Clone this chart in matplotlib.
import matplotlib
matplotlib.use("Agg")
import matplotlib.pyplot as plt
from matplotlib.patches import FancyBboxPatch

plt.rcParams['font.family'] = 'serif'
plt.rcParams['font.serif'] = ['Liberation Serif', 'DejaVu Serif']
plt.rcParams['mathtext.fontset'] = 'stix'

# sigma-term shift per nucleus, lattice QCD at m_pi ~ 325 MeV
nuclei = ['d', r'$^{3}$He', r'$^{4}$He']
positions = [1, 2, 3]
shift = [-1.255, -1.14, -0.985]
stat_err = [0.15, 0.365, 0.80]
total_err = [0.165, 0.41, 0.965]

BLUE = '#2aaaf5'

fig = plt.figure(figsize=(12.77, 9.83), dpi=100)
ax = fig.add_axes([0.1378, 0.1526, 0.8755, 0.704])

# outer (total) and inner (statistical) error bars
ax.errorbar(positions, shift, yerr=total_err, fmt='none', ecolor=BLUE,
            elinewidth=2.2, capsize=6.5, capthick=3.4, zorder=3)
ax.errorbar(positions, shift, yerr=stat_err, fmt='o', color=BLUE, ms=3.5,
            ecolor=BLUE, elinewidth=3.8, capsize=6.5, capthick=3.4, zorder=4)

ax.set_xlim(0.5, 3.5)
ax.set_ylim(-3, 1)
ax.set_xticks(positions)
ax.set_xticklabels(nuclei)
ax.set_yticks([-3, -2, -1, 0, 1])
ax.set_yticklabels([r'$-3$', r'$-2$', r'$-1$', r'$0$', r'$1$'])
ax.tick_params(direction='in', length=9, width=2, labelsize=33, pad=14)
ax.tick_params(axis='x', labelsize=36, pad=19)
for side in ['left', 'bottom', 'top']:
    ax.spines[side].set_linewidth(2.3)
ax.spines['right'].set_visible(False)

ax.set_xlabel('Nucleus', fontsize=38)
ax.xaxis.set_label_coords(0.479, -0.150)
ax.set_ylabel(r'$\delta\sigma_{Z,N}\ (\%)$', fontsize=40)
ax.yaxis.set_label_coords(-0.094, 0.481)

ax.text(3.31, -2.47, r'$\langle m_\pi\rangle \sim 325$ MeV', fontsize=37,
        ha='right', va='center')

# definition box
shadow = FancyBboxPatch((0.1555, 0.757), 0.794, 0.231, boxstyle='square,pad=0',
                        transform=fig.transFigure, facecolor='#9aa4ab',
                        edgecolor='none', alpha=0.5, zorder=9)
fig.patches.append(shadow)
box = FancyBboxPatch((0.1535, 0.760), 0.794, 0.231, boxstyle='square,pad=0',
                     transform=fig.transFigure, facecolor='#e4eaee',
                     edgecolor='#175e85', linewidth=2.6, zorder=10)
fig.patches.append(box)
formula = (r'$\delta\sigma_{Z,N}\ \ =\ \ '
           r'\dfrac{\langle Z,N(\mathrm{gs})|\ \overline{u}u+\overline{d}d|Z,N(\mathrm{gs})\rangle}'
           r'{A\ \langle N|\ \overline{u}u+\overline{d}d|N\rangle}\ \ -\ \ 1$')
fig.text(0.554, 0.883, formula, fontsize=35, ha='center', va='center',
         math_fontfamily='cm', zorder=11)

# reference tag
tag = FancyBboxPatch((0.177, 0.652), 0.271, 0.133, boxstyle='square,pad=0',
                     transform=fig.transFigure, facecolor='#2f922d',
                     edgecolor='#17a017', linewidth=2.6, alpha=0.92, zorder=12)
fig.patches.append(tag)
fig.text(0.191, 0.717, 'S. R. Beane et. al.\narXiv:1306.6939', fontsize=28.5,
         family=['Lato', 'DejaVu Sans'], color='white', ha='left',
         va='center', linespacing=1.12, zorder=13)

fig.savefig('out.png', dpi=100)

▬▬▬▬▬▬▬▬▬▬

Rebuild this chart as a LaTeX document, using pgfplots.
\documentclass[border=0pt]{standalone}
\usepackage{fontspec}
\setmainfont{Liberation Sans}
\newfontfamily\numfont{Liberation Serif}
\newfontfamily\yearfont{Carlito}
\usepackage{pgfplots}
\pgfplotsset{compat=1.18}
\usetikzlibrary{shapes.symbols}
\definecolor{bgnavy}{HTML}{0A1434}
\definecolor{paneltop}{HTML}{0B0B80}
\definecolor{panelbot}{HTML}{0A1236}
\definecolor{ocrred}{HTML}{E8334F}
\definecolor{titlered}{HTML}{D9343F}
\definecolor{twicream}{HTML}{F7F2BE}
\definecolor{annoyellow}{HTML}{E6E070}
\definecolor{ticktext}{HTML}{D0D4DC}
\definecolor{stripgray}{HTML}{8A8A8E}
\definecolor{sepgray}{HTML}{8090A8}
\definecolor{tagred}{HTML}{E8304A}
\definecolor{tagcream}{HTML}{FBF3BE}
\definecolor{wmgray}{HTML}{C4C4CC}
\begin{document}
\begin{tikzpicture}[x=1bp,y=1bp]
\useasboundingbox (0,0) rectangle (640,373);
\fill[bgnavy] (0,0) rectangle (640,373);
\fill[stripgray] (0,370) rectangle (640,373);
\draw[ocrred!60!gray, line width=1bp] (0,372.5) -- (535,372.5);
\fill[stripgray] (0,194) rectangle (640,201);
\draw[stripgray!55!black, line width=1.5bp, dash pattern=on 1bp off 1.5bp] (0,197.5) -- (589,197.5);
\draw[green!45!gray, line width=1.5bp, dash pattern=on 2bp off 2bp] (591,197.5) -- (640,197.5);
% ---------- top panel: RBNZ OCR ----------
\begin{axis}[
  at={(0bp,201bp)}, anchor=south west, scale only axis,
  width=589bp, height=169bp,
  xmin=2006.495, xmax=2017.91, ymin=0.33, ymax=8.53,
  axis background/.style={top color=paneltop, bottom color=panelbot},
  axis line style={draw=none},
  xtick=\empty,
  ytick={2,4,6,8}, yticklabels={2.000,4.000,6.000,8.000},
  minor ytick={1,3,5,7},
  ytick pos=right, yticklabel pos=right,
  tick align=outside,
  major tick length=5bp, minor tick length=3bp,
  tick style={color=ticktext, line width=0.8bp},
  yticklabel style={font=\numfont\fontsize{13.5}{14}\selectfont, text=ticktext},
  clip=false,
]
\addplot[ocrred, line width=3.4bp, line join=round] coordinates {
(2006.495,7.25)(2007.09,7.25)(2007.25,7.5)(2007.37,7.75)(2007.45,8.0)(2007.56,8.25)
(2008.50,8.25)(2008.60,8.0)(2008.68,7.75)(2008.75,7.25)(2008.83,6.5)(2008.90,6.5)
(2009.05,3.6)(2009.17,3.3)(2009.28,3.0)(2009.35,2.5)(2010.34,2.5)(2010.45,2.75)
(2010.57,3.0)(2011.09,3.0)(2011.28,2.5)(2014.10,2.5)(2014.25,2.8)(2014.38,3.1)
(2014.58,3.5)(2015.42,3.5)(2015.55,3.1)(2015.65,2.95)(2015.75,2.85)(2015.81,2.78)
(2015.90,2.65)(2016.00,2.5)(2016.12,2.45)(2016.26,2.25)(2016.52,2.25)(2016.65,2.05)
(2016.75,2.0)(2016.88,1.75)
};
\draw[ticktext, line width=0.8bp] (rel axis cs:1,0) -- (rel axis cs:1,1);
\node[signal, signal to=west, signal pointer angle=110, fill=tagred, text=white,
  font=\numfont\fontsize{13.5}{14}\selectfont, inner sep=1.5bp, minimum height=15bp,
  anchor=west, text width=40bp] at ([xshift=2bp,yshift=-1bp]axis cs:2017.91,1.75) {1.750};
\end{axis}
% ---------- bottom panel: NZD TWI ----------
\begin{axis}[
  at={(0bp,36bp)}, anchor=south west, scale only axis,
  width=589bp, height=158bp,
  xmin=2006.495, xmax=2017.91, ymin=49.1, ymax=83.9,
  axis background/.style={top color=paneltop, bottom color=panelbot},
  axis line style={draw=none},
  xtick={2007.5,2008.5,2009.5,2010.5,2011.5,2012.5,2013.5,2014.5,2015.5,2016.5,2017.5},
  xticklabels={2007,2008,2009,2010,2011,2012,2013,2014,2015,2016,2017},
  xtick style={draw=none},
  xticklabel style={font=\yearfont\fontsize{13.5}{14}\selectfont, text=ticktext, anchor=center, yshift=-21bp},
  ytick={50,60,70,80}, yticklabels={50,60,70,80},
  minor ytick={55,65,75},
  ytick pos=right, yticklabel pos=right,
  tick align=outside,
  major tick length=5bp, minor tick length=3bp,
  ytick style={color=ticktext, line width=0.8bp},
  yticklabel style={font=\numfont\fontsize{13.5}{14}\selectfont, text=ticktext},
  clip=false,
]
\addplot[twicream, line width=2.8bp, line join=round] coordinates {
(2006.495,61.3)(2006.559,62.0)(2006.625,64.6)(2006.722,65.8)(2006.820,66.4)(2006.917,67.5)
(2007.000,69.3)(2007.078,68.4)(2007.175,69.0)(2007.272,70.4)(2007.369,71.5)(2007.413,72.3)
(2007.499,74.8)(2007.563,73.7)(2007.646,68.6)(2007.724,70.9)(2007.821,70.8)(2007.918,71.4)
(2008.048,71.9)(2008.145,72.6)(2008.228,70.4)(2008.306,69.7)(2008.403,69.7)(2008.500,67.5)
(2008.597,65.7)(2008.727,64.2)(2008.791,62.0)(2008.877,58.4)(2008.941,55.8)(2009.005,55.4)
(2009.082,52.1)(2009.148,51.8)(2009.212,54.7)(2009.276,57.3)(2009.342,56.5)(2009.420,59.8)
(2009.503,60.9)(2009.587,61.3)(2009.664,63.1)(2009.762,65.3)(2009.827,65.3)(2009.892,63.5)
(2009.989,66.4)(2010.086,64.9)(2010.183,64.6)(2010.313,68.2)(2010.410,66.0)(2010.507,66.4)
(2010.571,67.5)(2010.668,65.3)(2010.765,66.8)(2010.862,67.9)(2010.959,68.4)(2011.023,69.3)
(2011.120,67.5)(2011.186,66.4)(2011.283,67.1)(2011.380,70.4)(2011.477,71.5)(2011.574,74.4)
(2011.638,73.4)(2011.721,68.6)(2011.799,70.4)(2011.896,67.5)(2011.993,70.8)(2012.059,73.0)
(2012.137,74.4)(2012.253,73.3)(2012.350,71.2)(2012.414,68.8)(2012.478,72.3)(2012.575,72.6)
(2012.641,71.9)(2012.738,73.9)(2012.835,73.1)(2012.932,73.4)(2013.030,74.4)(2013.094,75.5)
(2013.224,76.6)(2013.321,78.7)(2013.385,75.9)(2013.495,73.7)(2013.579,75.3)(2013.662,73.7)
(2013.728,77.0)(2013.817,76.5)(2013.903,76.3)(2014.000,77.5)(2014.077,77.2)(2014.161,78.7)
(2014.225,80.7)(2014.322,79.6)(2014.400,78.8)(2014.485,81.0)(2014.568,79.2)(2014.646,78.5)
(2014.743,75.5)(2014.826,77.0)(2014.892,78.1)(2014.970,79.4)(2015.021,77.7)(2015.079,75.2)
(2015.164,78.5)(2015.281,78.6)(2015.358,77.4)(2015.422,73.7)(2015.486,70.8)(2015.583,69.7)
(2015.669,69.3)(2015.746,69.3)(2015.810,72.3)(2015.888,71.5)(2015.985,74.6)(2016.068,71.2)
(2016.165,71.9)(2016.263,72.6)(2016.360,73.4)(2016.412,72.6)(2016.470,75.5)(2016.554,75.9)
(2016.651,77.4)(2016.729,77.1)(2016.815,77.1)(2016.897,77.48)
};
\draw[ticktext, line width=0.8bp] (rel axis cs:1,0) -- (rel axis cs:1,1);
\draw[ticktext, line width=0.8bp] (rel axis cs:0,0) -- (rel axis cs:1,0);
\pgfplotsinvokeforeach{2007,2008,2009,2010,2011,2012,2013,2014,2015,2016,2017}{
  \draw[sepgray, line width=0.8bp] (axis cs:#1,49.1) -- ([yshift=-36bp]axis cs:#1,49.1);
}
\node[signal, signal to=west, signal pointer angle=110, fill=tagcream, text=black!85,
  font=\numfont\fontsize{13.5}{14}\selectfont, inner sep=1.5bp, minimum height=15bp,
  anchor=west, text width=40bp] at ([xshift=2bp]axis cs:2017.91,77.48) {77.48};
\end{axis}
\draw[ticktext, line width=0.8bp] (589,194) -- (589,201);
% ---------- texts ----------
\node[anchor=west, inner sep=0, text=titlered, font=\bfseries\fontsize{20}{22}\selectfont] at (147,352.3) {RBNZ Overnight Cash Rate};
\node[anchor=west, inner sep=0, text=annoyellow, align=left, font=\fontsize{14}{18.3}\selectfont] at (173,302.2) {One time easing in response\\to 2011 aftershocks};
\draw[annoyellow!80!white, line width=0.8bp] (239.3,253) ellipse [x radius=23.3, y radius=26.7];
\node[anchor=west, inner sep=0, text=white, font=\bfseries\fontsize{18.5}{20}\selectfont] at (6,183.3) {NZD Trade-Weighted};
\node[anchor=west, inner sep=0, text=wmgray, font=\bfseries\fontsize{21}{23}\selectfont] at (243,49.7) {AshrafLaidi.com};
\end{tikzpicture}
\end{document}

▬▬▬▬▬▬▬▬▬▬

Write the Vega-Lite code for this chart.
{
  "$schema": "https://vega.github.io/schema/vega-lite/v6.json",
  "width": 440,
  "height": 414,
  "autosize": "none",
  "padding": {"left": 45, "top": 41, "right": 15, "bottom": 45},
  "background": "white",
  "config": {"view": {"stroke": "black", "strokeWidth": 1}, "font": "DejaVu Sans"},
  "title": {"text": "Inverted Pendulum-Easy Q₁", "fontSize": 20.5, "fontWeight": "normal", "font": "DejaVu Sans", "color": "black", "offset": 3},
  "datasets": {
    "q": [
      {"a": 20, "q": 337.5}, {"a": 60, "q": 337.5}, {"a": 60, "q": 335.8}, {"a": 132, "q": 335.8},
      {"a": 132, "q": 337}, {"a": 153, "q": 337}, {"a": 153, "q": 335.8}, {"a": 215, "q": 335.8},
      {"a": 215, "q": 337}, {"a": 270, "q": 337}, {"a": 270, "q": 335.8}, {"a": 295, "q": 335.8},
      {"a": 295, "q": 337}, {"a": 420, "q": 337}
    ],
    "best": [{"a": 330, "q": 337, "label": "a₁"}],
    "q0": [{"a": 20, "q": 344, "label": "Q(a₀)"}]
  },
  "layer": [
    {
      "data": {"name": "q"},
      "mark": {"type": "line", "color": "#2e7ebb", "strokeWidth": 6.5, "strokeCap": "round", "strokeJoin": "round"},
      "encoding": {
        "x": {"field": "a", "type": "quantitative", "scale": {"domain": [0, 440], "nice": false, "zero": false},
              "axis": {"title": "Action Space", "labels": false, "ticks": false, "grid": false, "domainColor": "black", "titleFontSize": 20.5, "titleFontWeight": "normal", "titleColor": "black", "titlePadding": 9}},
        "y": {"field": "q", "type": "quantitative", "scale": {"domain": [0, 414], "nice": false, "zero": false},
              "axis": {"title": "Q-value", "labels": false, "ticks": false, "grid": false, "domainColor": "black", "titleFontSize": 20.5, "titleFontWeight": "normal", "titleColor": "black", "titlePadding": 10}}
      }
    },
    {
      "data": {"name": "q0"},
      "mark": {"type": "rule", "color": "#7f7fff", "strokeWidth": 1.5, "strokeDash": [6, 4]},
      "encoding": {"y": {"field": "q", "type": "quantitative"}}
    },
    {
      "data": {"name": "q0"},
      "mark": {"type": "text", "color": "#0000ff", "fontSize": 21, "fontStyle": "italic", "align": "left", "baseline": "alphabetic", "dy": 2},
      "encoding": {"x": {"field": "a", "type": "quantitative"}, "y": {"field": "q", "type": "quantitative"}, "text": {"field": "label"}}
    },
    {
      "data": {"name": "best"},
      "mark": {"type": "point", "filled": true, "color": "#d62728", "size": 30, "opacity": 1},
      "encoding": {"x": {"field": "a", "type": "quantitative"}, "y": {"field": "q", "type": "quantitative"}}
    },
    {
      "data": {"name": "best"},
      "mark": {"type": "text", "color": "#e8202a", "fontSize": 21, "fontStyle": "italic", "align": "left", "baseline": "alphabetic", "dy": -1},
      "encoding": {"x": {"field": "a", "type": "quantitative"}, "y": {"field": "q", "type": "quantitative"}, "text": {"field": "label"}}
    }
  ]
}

▬▬▬▬▬▬▬▬▬▬

(Exercise prompt)
Retype exactly, and only, the lines from the one containing "Clone this chart in matplotlib." through the one containing "ax = fig.add_axes([0.1378, 0.1526, 0.8755, 0.704])", both included.

(Solution for this problem)
Clone this chart in matplotlib.
import matplotlib
matplotlib.use("Agg")
import matplotlib.pyplot as plt
from matplotlib.patches import FancyBboxPatch

plt.rcParams['font.family'] = 'serif'
plt.rcParams['font.serif'] = ['Liberation Serif', 'DejaVu Serif']
plt.rcParams['mathtext.fontset'] = 'stix'

# sigma-term shift per nucleus, lattice QCD at m_pi ~ 325 MeV
nuclei = ['d', r'$^{3}$He', r'$^{4}$He']
positions = [1, 2, 3]
shift = [-1.255, -1.14, -0.985]
stat_err = [0.15, 0.365, 0.80]
total_err = [0.165, 0.41, 0.965]

BLUE = '#2aaaf5'

fig = plt.figure(figsize=(12.77, 9.83), dpi=100)
ax = fig.add_axes([0.1378, 0.1526, 0.8755, 0.704])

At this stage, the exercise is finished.